Anyway, scholarship or no, this is a wonderful performance based on what is known about a performance of this work in 1753. It is full of life and the soloists are terrific. I especially love Emma Kirkby for all kinds of reasons, one of them being she was the soprano soloist for the 1980 performance here in Ann Arbor. The style here is quite declamatory and more operatic than, say, the Hogwood recording from 1980 (although certainly not Verdi). There also seems to be an emphasis on using English vowels rather than Italianate singing vowels. You should also note that both the soprano, Emma Kirkby, and the bass, David Thomas, on this recording were also on the very different Hogwood 1980 recording.

The choruses are very clear if not as sharply defined or as pointilistic as other early music recordings. For example, the last chorus "Worthy is the Lamb" and the great fuguge "Amen" are full of power, drama, and majesty, however, the some of the effects of the entrances from the different sections that happen right on top of each other don't quite pop out here as they might have. But this is a small point. No single version of this work can include every possible interpretation. The work is too rich and the artists must make choices.

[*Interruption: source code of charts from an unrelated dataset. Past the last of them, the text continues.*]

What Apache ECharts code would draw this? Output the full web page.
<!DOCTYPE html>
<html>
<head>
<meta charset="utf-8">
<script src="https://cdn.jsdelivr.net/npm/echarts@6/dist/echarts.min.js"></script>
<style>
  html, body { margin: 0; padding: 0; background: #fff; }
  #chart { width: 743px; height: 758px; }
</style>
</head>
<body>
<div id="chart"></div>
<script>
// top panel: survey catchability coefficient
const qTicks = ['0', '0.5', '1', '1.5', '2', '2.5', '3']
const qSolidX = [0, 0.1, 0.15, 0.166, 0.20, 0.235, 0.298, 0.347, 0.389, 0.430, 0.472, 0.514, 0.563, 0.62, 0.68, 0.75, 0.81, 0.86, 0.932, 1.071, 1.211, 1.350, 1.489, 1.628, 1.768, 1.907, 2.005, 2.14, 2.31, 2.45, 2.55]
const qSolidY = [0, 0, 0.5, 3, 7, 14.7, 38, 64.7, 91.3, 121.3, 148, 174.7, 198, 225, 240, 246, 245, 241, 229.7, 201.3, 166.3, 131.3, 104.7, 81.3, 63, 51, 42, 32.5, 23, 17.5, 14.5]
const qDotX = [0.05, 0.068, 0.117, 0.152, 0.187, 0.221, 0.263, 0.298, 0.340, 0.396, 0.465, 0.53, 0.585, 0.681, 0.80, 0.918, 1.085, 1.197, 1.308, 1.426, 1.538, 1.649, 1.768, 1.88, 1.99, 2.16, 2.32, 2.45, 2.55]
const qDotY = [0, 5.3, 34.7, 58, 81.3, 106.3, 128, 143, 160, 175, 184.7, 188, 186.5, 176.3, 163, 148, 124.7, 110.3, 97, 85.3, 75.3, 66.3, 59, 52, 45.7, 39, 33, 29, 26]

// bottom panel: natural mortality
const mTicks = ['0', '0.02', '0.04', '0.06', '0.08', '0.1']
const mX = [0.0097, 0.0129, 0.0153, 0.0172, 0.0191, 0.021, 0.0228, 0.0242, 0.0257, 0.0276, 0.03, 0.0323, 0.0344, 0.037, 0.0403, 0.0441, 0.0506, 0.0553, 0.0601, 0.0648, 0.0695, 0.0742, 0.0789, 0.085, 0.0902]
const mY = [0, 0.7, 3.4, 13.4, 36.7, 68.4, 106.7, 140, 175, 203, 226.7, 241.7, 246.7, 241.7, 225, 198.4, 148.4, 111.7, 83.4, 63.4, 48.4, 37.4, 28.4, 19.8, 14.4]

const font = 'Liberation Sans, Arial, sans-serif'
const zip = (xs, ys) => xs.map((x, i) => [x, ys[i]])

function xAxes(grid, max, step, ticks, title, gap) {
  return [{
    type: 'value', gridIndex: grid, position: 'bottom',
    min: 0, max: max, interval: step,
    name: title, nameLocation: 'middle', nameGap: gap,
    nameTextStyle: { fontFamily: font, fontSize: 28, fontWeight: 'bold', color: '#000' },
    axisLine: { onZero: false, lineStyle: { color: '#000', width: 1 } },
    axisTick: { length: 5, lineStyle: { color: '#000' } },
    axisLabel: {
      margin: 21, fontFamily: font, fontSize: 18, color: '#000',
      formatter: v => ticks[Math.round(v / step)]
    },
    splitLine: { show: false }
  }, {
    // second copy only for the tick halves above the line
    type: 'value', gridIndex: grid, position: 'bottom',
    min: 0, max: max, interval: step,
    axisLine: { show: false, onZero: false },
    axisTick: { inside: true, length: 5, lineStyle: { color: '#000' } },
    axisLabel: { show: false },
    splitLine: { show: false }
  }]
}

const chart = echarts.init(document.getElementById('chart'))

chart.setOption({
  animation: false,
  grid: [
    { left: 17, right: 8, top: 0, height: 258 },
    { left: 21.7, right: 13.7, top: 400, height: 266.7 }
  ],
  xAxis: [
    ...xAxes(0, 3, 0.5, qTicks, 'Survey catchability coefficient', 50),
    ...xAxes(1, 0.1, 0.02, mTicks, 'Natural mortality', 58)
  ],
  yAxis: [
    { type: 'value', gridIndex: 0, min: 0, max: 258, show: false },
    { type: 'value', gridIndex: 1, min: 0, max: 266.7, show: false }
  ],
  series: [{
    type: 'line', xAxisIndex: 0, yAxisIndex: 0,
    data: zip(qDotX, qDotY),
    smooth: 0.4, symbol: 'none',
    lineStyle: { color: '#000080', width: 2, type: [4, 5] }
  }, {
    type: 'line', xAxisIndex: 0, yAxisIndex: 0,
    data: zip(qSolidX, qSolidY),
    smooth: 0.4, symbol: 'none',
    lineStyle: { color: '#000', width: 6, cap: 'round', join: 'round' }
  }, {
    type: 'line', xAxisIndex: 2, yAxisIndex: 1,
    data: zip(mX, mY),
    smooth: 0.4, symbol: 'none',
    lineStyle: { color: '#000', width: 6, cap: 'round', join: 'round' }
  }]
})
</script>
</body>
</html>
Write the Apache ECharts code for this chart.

It is also interesting to note the selection of the soloists. Here we have two sopranos (with Kirkby taking different numbers than on Hogwood)and alto AND a counter tenor as well as a tenor and bass. Handel himself often switched around the numbers given to the soloists, and this recording is no different. For example, the solo before the last chorus "If God be for us" (here, "If God is for us") is sung by the alto Margaret Cable (whom I think is really a mezzo-soprano) and is often done by the soprano. And the usual alto, tenor "O Death, Where is They Sting" is here done superbly by the counter-tenor James Bowman and the Tenor Joseph Cornwell.

You should have this in your collection for its beauty and for its contrast to the "traditional" large ensemble performances. I hugely enjoy this version.